As state governments across the country debate whether structural racism exists, whether it should be compensated for with reparations, or discussed in classrooms, a group of minority real estate professionals is about to hold its next conference addressing related homeownership and career issues in the last week of Black History Month.
The National Association of Real Estate Brokers sees what it calls “institutional discrimination” persisting in the financial service sectors that keep Black homeownership rates lower than that of other groups – and even lower than it was 19 years ago – while creating challenges for its members.
In the introduction to NAREB’s latest State of Housing in Black America (SHIBA) report published in November 2022, the organization identified “institutional biases that have undermined Black homeownership,” citing lenders using outdated credit scoring models, federal housing finance institutions charging financially vulnerable borrowers more to access mortgage loans, allowing predatory loan marketing, and failing to expunge appraisal discrimination.
“The year 2004 marked the highest rate of homeownership for Blacks (at just under 50 percent),” wrote the organization’s president Lydia Pope in the report’s forward. Losses to this community have been substantial since the housing market collapsed 15 years ago, she noted, adding that despite a national recovery, “by the second quarter of 2019, the Black homeownership rate had fallen to 40.6 percent – a rate lower than the Black homeownership rate in 1968, the year the Fair Housing Act was established in law.”
Education for Equity
NAREB’s mid-winter conference, to be held in San Diego from February 22 through 26, will address these issues with targeted career-building sessions like “Recruitment of Black Professionals: How to Become an Appraiser,” to help reduce pervasive bias in this underrepresented field. Much has been written recently in prominent publications like the Washington Post and New York Times about dramatic inequities in home appraisals for Black homeowners, based both on the racial profile of the homeowner and the neighborhood – even in affluent areas. NAREB would like to see more Black appraisers join the industry to serve homeowners more fairly.

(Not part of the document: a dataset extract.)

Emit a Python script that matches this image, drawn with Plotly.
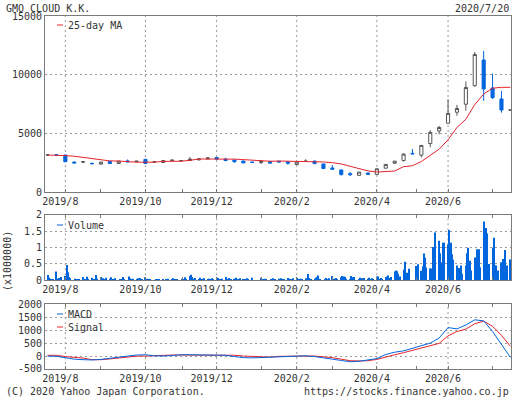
import plotly.graph_objects as go
import pandas as pd

# ---------------- data ----------------
week_start = "2019-07-22"   # Monday of first weekly candle
n_weeks = 53
open_ = [3150, 3170, 3150, 2550, 2550, 2440, 2380, 2620, 2430, 2650, 2580, 2780, 2550, 2520, 2690,
         2660, 2680, 2740, 2820, 2940, 2800, 2720, 2640, 2550, 2510, 2600, 2620, 2560, 2340, 2600,
         2640, 2390, 2050, 1880, 1560, 1420, 1620, 1500, 2030, 2450, 2680, 3290, 3140, 4130, 5200,
         5860, 6800, 7480, 9070, 11250, 8860, 7930, 6980]
high = [3220, 3200, 3160, 2600, 2620, 2510, 2560, 2640, 2650, 2780, 2640, 2800, 2600, 2700, 2780,
        2690, 2980, 2900, 2980, 2990, 2920, 2740, 2650, 2560, 2700, 2660, 2640, 2600, 2570, 2790,
        2660, 2400, 2300, 1900, 1700, 1710, 1650, 1990, 2360, 2650, 3300, 3660, 4000, 5260, 5620,
        7900, 7420, 9430, 11930, 12020, 10090, 8610, 7020]
low = [3080, 3100, 2560, 2440, 2460, 2340, 2360, 2410, 2420, 2560, 2560, 2390, 2540, 2500, 2640,
       2640, 2650, 2700, 2780, 2780, 2650, 2500, 2470, 2510, 2390, 2430, 2540, 2330, 2330, 2580,
       2400, 1990, 1930, 1390, 1360, 1410, 1500, 1480, 2020, 2430, 2600, 3230, 2950, 3810, 4920,
       5850, 6500, 6930, 8970, 7780, 7930, 6760, 6970]
close = [3160, 3140, 2580, 2480, 2580, 2420, 2550, 2420, 2630, 2570, 2630, 2430, 2580, 2680, 2710,
         2680, 2800, 2810, 2900, 2800, 2680, 2580, 2480, 2520, 2640, 2460, 2560, 2460, 2550, 2630,
         2420, 2000, 1940, 1500, 1480, 1700, 1510, 1980, 2350, 2630, 3230, 3250, 3970, 5080, 5500,
         6700, 7120, 8910, 11720, 8780, 8040, 6990, 7000]
ma25 = [3150, 3150, 3100, 3050, 2950, 2870, 2760, 2650, 2640, 2560, 2540, 2540, 2540, 2610, 2610,
        2620, 2700, 2810, 2810, 2820, 2820, 2800, 2760, 2700, 2650, 2620, 2640, 2630, 2600, 2600,
        2590, 2560, 2500, 2390, 2190, 2000, 1800, 1700, 1720, 1790, 2160, 2240, 2600, 3150, 3650,
        4450, 5500, 6200, 7450, 8350, 8850, 8920, 8920]
macd = [0, -10, -65, -120, -140, -150, -130, -80, -45, 0, 40, 50, 10, 0, 20,
        50, 50, 40, 40, 40, 30, -20, -60, -70, -60, -30, -20, -20, -10, 10,
        -20, -60, -120, -170, -220, -200, -150, -100, 60, 150, 200, 300, 400, 500, 700,
        1100, 1050, 1200, 1400, 1360, 950, 450, -50]
signal = [30, 30, -20, -40, -80, -140, -140, -110, -70, -30, -5, 0, 20, 30, 40,
          40, 40, 40, 40, 40, 40, 30, 0, -20, -40, -40, -10, 0, 0, 0,
          0, -20, -60, -120, -180, -190, -180, -130, -30, 50, 130, 220, 300, 380, 490,
          780, 950, 1040, 1250, 1350, 1150, 800, 380]

# daily volume (x1,000,000 shares), one list per week
volume_weeks = [
    [0.16, 0.08, 0.05, 0.03, 0.04], [0.27, 0.05, 0.07, 0.07, 0.10], [0.13, 0.47, 0.25, 0.10, 0.06],
    [0.05, 0.04, 0.03, 0.04], [0.10, 0.04, 0.03, 0.11, 0.03], [0.08, 0.04, 0.03, 0.16, 0.05],
    [0.10, 0.04, 0.06, 0.03, 0.08], [0.05, 0.09, 0.04, 0.03, 0.06], [0.04, 0.03, 0.10, 0.03],
    [0.12, 0.06, 0.03, 0.05], [0.04, 0.06, 0.03, 0.07, 0.04], [0.09, 0.05, 0.03, 0.04, 0.03],
    [0.03, 0.02, 0.04, 0.03], [0.04, 0.03, 0.02, 0.05], [0.03, 0.06, 0.03, 0.02, 0.04],
    [0.05, 0.03, 0.09, 0.04], [0.13, 0.17, 0.10, 0.05, 0.07], [0.04, 0.08, 0.03, 0.05, 0.06],
    [0.03, 0.05, 0.04, 0.06, 0.03], [0.08, 0.07, 0.04, 0.03, 0.05], [0.10, 0.04, 0.03, 0.07, 0.04],
    [0.05, 0.08, 0.04, 0.03, 0.06], [0.03, 0.04, 0.02, 0.06, 0.03], [0.08],
    [0.08, 0.04, 0.03, 0.05, 0.03], [0.04, 0.06, 0.03, 0.02], [0.05, 0.03, 0.06, 0.04, 0.03],
    [0.07, 0.05, 0.03, 0.04, 0.06], [0.08, 0.04, 0.03, 0.05, 0.03], [0.06, 0.19, 0.07, 0.04],
    [0.05, 0.08, 0.10, 0.15, 0.04], [0.03, 0.07, 0.04, 0.06], [0.13, 0.05, 0.04, 0.07, 0.03],
    [0.09, 0.13, 0.12, 0.10, 0.05], [0.04, 0.13, 0.09, 0.10], [0.04, 0.08, 0.06, 0.03, 0.07],
    [0.05, 0.08, 0.03, 0.06, 0.04], [0.12, 0.12, 0.05, 0.07, 0.04], [0.10, 0.12, 0.15, 0.07, 0.10],
    [0.27, 0.30, 0.28, 0.20, 0.12], [0.32, 0.57, 0.23, 0.35], [0.44, 0.49],
    [0.29, 0.42, 0.82, 0.69, 0.39], [0.36, 0.36, 1.02, 0.73, 1.46], [1.21, 0.83, 0.55, 1.15, 1.15],
    [1.10, 1.54, 1.15, 0.80, 0.63], [0.45, 0.30, 0.38, 0.45, 0.20], [0.45, 0.83, 1.00, 0.60, 0.30],
    [0.70, 0.55, 0.95, 0.95, 0.40], [1.80, 0.85, 1.60, 1.43, 0.50], [1.00, 1.30, 0.45, 0.45, 0.30],
    [0.55, 0.65, 0.56, 0.93, 0.45], [0.64],
]
jp_holidays = ["2019-08-12", "2019-09-16", "2019-09-23", "2019-10-14", "2019-10-22", "2019-11-04",
               "2019-12-31", "2020-01-01", "2020-01-02", "2020-01-03", "2020-01-13", "2020-02-11",
               "2020-02-24", "2020-03-20", "2020-04-29", "2020-05-04", "2020-05-05", "2020-05-06"]

month_ticks = ["2019-08-05", "2019-09-02", "2019-10-07", "2019-11-05", "2019-12-02", "2020-01-06",
               "2020-02-03", "2020-03-02", "2020-04-06", "2020-05-07", "2020-06-01", "2020-07-06"]
month_labels = ["2019/8", "", "2019/10", "", "2019/12", "", "2020/2", "", "2020/4", "", "2020/6", ""]

# ---------------- derived positions ----------------
weeks = pd.date_range(week_start, periods=n_weeks, freq="7D")
days = pd.bdate_range("2019-07-22", "2020-07-20")
days = days[~days.isin(pd.to_datetime(jp_holidays))]
volume = [v for wk in volume_weeks for v in wk]
assert len(volume) == len(days), (len(volume), len(days))

BLUE = "#0066dd"
RED = "#e8232a"
GRAY = "#555555"
FRAME = "#7a7a7a"
GRID = "#9a9a9a"
FONT = dict(family="DejaVu Sans Mono", size=10, color="#333333")

fig = go.Figure()
fig.add_trace(go.Candlestick(
    x=weeks, open=open_, high=high, low=low, close=close, xaxis="x", yaxis="y",
    increasing=dict(line=dict(color=GRAY, width=1), fillcolor="white"),
    decreasing=dict(line=dict(color=BLUE, width=1), fillcolor=BLUE),
    whiskerwidth=0, showlegend=False, name="price"))
fig.add_trace(go.Scatter(x=weeks, y=ma25, mode="lines", line=dict(color=RED, width=1),
                         xaxis="x", yaxis="y", showlegend=False, name="25-day MA"))
fig.add_trace(go.Bar(x=days, y=volume, marker=dict(color=BLUE, line=dict(width=0)),
                     width=86400000 * 0.85, xaxis="x2", yaxis="y2", showlegend=False, name="Volume"))
fig.add_trace(go.Scatter(x=weeks, y=signal, mode="lines", line=dict(color=RED, width=1),
                         xaxis="x3", yaxis="y3", showlegend=False, name="Signal"))
fig.add_trace(go.Scatter(x=weeks, y=macd, mode="lines", line=dict(color=BLUE, width=1),
                         xaxis="x3", yaxis="y3", showlegend=False, name="MACD"))

L, T, PW, PH = 45, 16, 466, 353


def px_x(p):
    return (p - L) / PW


def px_y(p):
    return (T + PH - p) / PH


xrange_ = ["2019-07-20", "2020-07-20 12:00"]
xcommon = dict(type="date", range=xrange_, tickvals=month_ticks, ticktext=month_labels,
               ticks="inside", ticklen=3, tickcolor=FRAME, showgrid=False, showline=True,
               linecolor=FRAME, linewidth=1, zeroline=False, tickfont=FONT, ticklabelshift=-5,
               rangeslider=dict(visible=False), fixedrange=True)
ycommon = dict(showgrid=True, gridcolor=GRID, griddash="2px,3px", gridwidth=1, zeroline=False,
               showline=True, linecolor=FRAME, linewidth=1, mirror=True, ticks="",
               tickfont=FONT, fixedrange=True)

fig.update_layout(
    width=512, height=399, margin=dict(l=L, r=1, t=T, b=30),
    paper_bgcolor="white", plot_bgcolor="white", font=FONT, boxgap=0.5,
    xaxis=dict(xcommon, anchor="y", mirror=True),
    xaxis2=dict(xcommon, anchor="y2", matches="x", mirror="ticks"),
    xaxis3=dict(xcommon, anchor="y3", matches="x", mirror="ticks"),
    yaxis=dict(ycommon, domain=[0.5014, 1.0], range=[0, 15000],
               tickvals=[0, 5000, 10000, 15000], ticktext=["0", "5000", "10000", "15000"]),
    yaxis2=dict(ycommon, domain=[0.2513, 0.4363], range=[0, 2],
                tickvals=[0, 0.5, 1, 1.5, 2], ticktext=["0", "0.5", "1", "1.5", "2"]),
    yaxis3=dict(ycommon, domain=[0.0, 0.1833], range=[-500, 2000],
                tickvals=[-500, 0, 500, 1000, 1500, 2000],
                ticktext=["-500", "0", "500", "1000", "1500", "2000"]),
    showlegend=False,
)

# vertical dashed grid lines at the labelled months
shapes = []
for xa, ya in (("x", "y"), ("x2", "y2"), ("x3", "y3")):
    for d, lab in zip(month_ticks, month_labels):
        if lab:
            shapes.append(dict(type="line", xref=xa, yref=ya + " domain", x0=d, x1=d, y0=0, y1=1,
                               line=dict(color=GRID, width=1, dash="2px,3px"), layer="below"))

ann = []


def txt(text, x, y, xanchor="left", **kw):
    ann.append(dict(text=text, x=px_x(x), y=px_y(y), xref="paper", yref="paper",
                    xanchor=xanchor, yanchor="middle", showarrow=False, font=FONT, **kw))


def legend_item(label, color, y):
    shapes.append(dict(type="line", xref="paper", yref="paper", x0=px_x(57), x1=px_x(63),
                       y0=px_y(y), y1=px_y(y), line=dict(color=color, width=1)))
    txt(label, 66, y)


txt("GMO CLOUD K.K.", 4, 8.5)
txt("2020/7/20", 511, 8.5, xanchor="right")
txt("(C) 2020 Yahoo Japan Corporation.", 4, 391.5)
txt("https://stocks.finance.yahoo.co.jp", 511, 391.5, xanchor="right")
txt("(x1000000)", 7, 261, xanchor="center", textangle=-90)
legend_item("25-day MA", RED, 25)
legend_item("Volume", BLUE, 225)
legend_item("MACD", BLUE, 314)
legend_item("Signal", RED, 327)
fig.update_layout(annotations=ann, shapes=shapes)

fig.write_html("out.html", config={"displayModeBar": False},
               post_script="document.body.style.margin='0';document.body.style.overflow='hidden';")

Community action is another topic that will be tackled at the event. “As NAREB partners with various organizations such as the African American Mayors Association, we want to ensure our members have a seat at the table to advance the agenda of Building Black Wealth in various cities,” the preliminary agenda suggests for a session, beckoning attendees, “Come and gain the knowledge that will position and prepare you for Boards and Land Bank Commissions in your city.”
A session on the last morning of the event will “dive deep into current housing discrimination cases” and one that afternoon will “clearly identify the barriers that Black women face on their home ownership journey and outline strategies and solutions to help Black women overcome these obstacles.”
What sets the NAREB conference apart from similar industry gatherings with universally-popular tips on search engine optimization, team building, media skills and marketing is its special focus on addressing racial biases – both casual and structural – that keep Blacks from thriving as real estate professionals and homeowners.
Whether your statehouse wants these topics covered in high school or college classrooms, the leaders of this professional real estate association that predates the Fair Housing Act by two decades absolutely wants to teach them in their conference classrooms this month. And any real estate firms that aim to expand and serve new markets in their regions could benefit by studying the lessons.